__Problem description__
Output exactly the lines from the first one down to the line containing "1.66, 1.67, 1.68]", inclusive.

__Data extract__

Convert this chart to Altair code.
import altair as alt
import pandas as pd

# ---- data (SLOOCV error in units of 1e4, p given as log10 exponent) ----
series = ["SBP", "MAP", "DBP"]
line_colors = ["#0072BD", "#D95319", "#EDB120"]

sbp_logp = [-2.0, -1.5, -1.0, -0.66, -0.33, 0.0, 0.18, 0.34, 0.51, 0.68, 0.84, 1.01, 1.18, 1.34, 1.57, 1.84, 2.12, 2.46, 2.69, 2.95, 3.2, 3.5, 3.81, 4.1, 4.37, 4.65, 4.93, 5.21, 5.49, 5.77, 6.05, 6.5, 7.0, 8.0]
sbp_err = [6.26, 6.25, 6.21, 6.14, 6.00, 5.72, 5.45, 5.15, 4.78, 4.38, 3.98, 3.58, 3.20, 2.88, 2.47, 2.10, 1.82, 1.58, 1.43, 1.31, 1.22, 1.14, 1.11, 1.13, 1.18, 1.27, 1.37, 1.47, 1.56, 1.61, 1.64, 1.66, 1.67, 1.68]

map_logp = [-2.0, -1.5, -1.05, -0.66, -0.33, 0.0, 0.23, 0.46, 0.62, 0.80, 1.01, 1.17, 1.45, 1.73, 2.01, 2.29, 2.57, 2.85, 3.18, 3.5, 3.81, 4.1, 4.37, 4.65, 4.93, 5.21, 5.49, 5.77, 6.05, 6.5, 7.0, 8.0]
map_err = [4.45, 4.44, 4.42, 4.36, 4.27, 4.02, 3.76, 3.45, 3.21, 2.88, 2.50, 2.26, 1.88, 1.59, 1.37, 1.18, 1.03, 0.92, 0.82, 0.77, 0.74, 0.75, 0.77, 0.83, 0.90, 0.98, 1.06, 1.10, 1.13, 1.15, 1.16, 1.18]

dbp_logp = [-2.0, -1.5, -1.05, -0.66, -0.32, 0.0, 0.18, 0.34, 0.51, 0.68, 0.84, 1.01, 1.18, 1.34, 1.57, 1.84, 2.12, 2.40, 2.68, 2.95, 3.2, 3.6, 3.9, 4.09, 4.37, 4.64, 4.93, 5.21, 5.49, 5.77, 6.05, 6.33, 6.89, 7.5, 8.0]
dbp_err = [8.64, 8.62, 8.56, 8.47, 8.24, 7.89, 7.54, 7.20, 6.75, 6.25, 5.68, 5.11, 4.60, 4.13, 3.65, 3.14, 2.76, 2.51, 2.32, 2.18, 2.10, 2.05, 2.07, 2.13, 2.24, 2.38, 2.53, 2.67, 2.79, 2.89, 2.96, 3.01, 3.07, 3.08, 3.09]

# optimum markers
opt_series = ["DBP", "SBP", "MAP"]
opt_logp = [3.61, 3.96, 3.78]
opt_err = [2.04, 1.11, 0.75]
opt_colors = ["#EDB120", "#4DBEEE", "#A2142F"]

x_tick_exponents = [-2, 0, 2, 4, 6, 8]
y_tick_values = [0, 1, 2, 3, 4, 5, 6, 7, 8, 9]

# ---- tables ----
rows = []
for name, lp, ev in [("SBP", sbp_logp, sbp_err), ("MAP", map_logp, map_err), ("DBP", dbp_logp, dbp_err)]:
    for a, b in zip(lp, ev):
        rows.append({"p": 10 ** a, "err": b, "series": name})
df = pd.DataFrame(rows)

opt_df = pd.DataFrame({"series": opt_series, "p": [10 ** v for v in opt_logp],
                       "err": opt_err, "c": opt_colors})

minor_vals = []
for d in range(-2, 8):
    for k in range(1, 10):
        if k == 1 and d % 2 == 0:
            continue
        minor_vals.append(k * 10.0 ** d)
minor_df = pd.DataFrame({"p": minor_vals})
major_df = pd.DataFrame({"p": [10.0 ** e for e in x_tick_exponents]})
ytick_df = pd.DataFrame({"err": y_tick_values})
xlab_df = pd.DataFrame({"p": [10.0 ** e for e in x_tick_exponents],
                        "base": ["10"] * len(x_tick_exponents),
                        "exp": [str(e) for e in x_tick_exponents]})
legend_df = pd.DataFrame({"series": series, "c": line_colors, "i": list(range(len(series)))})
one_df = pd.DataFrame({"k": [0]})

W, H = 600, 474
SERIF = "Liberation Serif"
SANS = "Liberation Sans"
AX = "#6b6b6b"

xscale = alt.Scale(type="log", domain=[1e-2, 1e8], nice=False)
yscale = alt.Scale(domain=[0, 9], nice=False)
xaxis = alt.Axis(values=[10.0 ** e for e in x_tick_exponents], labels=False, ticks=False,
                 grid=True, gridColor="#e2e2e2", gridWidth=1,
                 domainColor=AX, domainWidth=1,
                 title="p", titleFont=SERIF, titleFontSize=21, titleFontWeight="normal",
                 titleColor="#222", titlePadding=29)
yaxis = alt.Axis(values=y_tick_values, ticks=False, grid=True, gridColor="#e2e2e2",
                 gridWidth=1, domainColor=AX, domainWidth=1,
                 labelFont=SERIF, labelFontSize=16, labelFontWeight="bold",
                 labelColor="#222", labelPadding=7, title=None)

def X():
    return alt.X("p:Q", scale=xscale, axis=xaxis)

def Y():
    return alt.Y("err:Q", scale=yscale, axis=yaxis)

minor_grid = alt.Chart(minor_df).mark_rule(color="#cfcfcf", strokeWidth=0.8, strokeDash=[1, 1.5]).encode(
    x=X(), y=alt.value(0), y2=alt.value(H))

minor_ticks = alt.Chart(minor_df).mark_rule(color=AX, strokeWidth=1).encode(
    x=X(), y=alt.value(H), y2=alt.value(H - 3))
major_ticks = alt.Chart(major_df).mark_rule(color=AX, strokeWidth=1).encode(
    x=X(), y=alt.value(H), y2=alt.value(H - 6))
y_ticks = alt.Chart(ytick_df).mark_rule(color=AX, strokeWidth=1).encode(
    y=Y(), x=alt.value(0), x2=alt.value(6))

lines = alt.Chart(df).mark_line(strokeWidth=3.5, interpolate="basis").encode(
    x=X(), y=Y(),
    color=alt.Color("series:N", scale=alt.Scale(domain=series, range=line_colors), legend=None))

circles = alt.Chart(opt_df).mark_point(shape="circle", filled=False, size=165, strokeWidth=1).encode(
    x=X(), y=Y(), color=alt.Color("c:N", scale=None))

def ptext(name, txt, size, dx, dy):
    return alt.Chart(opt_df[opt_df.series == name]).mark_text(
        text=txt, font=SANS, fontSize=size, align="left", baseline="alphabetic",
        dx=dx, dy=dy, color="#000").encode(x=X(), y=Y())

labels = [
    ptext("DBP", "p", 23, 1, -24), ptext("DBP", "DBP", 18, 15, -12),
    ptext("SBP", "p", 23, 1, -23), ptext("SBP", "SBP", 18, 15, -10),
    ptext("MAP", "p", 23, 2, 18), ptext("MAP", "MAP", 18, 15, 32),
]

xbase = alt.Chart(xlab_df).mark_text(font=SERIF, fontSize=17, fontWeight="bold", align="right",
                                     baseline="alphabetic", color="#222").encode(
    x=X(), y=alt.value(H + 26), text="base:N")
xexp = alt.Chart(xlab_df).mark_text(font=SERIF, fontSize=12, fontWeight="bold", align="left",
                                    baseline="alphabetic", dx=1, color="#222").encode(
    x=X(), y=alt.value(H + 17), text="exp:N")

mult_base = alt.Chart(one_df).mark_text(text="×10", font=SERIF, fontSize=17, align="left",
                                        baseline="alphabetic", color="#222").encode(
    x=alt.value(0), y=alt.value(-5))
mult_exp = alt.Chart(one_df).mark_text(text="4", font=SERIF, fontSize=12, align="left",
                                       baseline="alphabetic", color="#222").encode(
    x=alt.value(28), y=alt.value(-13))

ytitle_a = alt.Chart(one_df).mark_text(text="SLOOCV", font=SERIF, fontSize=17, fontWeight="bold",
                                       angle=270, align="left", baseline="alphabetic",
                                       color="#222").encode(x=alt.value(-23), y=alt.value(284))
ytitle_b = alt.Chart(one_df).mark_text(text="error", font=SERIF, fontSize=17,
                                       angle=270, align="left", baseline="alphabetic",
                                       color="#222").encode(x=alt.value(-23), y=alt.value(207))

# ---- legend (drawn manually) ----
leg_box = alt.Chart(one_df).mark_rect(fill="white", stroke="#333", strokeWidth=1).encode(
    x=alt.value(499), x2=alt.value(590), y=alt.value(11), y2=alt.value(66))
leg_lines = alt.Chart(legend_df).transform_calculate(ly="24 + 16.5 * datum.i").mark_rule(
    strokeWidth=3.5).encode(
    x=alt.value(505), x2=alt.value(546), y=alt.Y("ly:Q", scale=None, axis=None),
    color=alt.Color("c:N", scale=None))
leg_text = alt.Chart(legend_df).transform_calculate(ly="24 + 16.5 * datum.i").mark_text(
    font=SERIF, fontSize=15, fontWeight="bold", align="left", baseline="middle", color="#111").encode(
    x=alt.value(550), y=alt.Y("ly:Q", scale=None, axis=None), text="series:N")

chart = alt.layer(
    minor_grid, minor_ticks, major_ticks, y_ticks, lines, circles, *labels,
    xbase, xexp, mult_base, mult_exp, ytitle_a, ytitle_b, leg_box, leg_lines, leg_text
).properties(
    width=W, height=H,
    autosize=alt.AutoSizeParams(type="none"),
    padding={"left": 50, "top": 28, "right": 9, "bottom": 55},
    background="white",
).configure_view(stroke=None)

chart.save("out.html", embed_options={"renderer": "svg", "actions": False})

__Result of this task__
Convert this chart to Altair code.
import altair as alt
import pandas as pd

# ---- data (SLOOCV error in units of 1e4, p given as log10 exponent) ----
series = ["SBP", "MAP", "DBP"]
line_colors = ["#0072BD", "#D95319", "#EDB120"]

sbp_logp = [-2.0, -1.5, -1.0, -0.66, -0.33, 0.0, 0.18, 0.34, 0.51, 0.68, 0.84, 1.01, 1.18, 1.34, 1.57, 1.84, 2.12, 2.46, 2.69, 2.95, 3.2, 3.5, 3.81, 4.1, 4.37, 4.65, 4.93, 5.21, 5.49, 5.77, 6.05, 6.5, 7.0, 8.0]
sbp_err = [6.26, 6.25, 6.21, 6.14, 6.00, 5.72, 5.45, 5.15, 4.78, 4.38, 3.98, 3.58, 3.20, 2.88, 2.47, 2.10, 1.82, 1.58, 1.43, 1.31, 1.22, 1.14, 1.11, 1.13, 1.18, 1.27, 1.37, 1.47, 1.56, 1.61, 1.64, 1.66, 1.67, 1.68]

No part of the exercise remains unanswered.